# Start of Available data

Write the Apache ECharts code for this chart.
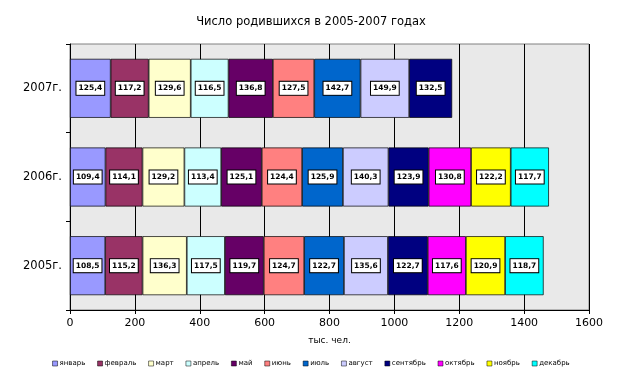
<!DOCTYPE html>
<html>
<head>
<meta charset="utf-8">
<script src="https://cdn.jsdelivr.net/npm/echarts@6/dist/echarts.min.js"></script>
<style>
  html, body { margin: 0; padding: 0; background: #fff; }
  #chart { width: 622px; height: 377px; }
</style>
</head>
<body>
<div id="chart"></div>
<script>
// years from bottom to top
var years = ['2005г.', '2006г.', '2007г.'];
var months = ['январь', 'февраль', 'март', 'апрель', 'май', 'июнь',
  'июль', 'август', 'сентябрь', 'октябрь', 'ноябрь', 'декабрь'];
var colors = ['#9999FF', '#993366', '#FFFFCC', '#CCFFFF', '#660066', '#FF8080',
  '#0066CC', '#CCCCFF', '#000080', '#FF00FF', '#FFFF00', '#00FFFF'];

// values per month, thousand people
var births2005 = [108.5, 115.2, 136.3, 117.5, 119.7, 124.7, 122.7, 135.6, 122.7, 117.6, 120.9, 118.7];
var births2006 = [109.4, 114.1, 129.2, 113.4, 125.1, 124.4, 125.9, 140.3, 123.9, 130.8, 122.2, 117.7];
var births2007 = [125.4, 117.2, 129.6, 116.5, 136.8, 127.5, 142.7, 149.9, 132.5, null, null, null];

var xTicks = [0, 200, 400, 600, 800, 1000, 1200, 1400, 1600];

var font = 'DejaVu Sans';

var series = months.map(function (m, i) {
  return {
    name: m,
    type: 'bar',
    stack: 'total',
    barWidth: '66.5%',
    itemStyle: { color: colors[i], borderColor: '#000', borderWidth: 0.7, borderRadius: 0 },
    label: {
      show: true,
      position: 'inside',
      fontFamily: font,
      fontSize: 7.5,
      fontWeight: 'bold',
      color: '#000',
      backgroundColor: '#fff',
      borderColor: '#000',
      borderWidth: 1,
      borderRadius: 0,
      padding: [3, 2, 2, 2],
      formatter: function (p) { return String(p.value).replace('.', ','); }
    },
    data: [births2005[i], births2006[i], births2007[i]]
  };
});

var chart = echarts.init(document.getElementById('chart'));
chart.setOption({
  animation: false,
  textStyle: { fontFamily: font },
  title: {
    text: 'Число родившихся в 2005-2007 годах',
    left: 'center',
    top: 11,
    textStyle: { fontFamily: font, fontSize: 11.5, fontWeight: 'normal', color: '#000' }
  },
  legend: {
    bottom: 5,
    left: 'center',
    itemWidth: 5,
    itemHeight: 5,
    itemGap: 12,
    icon: 'rect',
    textStyle: { fontFamily: font, fontSize: 7, color: '#000', padding: [0, 0, 0, -3] },
    itemStyle: { borderColor: '#000', borderWidth: 0.5 },
    data: months
  },
  grid: {
    left: 70, right: 33, top: 44, bottom: 67,
    show: true,
    backgroundColor: '#e9e9e9',
    borderColor: '#808080',
    borderWidth: 1
  },
  xAxis: {
    type: 'value',
    min: xTicks[0],
    max: xTicks[xTicks.length - 1],
    interval: 200,
    name: 'тыс. чел.',
    nameLocation: 'middle',
    nameGap: 26,
    nameTextStyle: { fontFamily: font, fontSize: 9, color: '#000' },
    axisLine: { show: true, lineStyle: { color: '#000' } },
    axisTick: { show: true, length: 4, lineStyle: { color: '#000' } },
    axisLabel: { fontFamily: font, fontSize: 11, color: '#000', margin: 8,
      formatter: function (v) { return String(v); } },
    splitLine: { show: true, lineStyle: { color: '#000', width: 1 } }
  },
  yAxis: {
    type: 'category',
    data: years,
    axisLine: { show: true, lineStyle: { color: '#000' } },
    axisTick: { show: true, length: 4, lineStyle: { color: '#000' } },
    axisLabel: { fontFamily: font, fontSize: 11.5, color: '#000', margin: 8 }
  },
  series: series
});
</script>
</body>
</html>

# End of Available data

* **Exercise objective**: All the lines above are to be given again exactly as they read, with the pictures removed.

* **Solution**:
Write the Apache ECharts code for this chart.
<!DOCTYPE html>
<html>
<head>
<meta charset="utf-8">
<script src="https://cdn.jsdelivr.net/npm/echarts@6/dist/echarts.min.js"></script>
<style>
  html, body { margin: 0; padding: 0; background: #fff; }
  #chart { width: 622px; height: 377px; }
</style>
</head>
<body>
<div id="chart"></div>
<script>
// years from bottom to top
var years = ['2005г.', '2006г.', '2007г.'];
var months = ['январь', 'февраль', 'март', 'апрель', 'май', 'июнь',
  'июль', 'август', 'сентябрь', 'октябрь', 'ноябрь', 'декабрь'];
var colors = ['#9999FF', '#993366', '#FFFFCC', '#CCFFFF', '#660066', '#FF8080',
  '#0066CC', '#CCCCFF', '#000080', '#FF00FF', '#FFFF00', '#00FFFF'];

// values per month, thousand people
var births2005 = [108.5, 115.2, 136.3, 117.5, 119.7, 124.7, 122.7, 135.6, 122.7, 117.6, 120.9, 118.7];
var births2006 = [109.4, 114.1, 129.2, 113.4, 125.1, 124.4, 125.9, 140.3, 123.9, 130.8, 122.2, 117.7];
var births2007 = [125.4, 117.2, 129.6, 116.5, 136.8, 127.5, 142.7, 149.9, 132.5, null, null, null];

var xTicks = [0, 200, 400, 600, 800, 1000, 1200, 1400, 1600];

var font = 'DejaVu Sans';

var series = months.map(function (m, i) {
  return {
    name: m,
    type: 'bar',
    stack: 'total',
    barWidth: '66.5%',
    itemStyle: { color: colors[i], borderColor: '#000', borderWidth: 0.7, borderRadius: 0 },
    label: {
      show: true,
      position: 'inside',
      fontFamily: font,
      fontSize: 7.5,
      fontWeight: 'bold',
      color: '#000',
      backgroundColor: '#fff',
      borderColor: '#000',
      borderWidth: 1,
      borderRadius: 0,
      padding: [3, 2, 2, 2],
      formatter: function (p) { return String(p.value).replace('.', ','); }
    },
    data: [births2005[i], births2006[i], births2007[i]]
  };
});

var chart = echarts.init(document.getElementById('chart'));
chart.setOption({
  animation: false,
  textStyle: { fontFamily: font },
  title: {
    text: 'Число родившихся в 2005-2007 годах',
    left: 'center',
    top: 11,
    textStyle: { fontFamily: font, fontSize: 11.5, fontWeight: 'normal', color: '#000' }
  },
  legend: {
    bottom: 5,
    left: 'center',
    itemWidth: 5,
    itemHeight: 5,
    itemGap: 12,
    icon: 'rect',
    textStyle: { fontFamily: font, fontSize: 7, color: '#000', padding: [0, 0, 0, -3] },
    itemStyle: { borderColor: '#000', borderWidth: 0.5 },
    data: months
  },
  grid: {
    left: 70, right: 33, top: 44, bottom: 67,
    show: true,
    backgroundColor: '#e9e9e9',
    borderColor: '#808080',
    borderWidth: 1
  },
  xAxis: {
    type: 'value',
    min: xTicks[0],
    max: xTicks[xTicks.length - 1],
    interval: 200,
    name: 'тыс. чел.',
    nameLocation: 'middle',
    nameGap: 26,
    nameTextStyle: { fontFamily: font, fontSize: 9, color: '#000' },
    axisLine: { show: true, lineStyle: { color: '#000' } },
    axisTick: { show: true, length: 4, lineStyle: { color: '#000' } },
    axisLabel: { fontFamily: font, fontSize: 11, color: '#000', margin: 8,
      formatter: function (v) { return String(v); } },
    splitLine: { show: true, lineStyle: { color: '#000', width: 1 } }
  },
  yAxis: {
    type: 'category',
    data: years,
    axisLine: { show: true, lineStyle: { color: '#000' } },
    axisTick: { show: true, length: 4, lineStyle: { color: '#000' } },
    axisLabel: { fontFamily: font, fontSize: 11.5, color: '#000', margin: 8 }
  },
  series: series
});
</script>
</body>
</html>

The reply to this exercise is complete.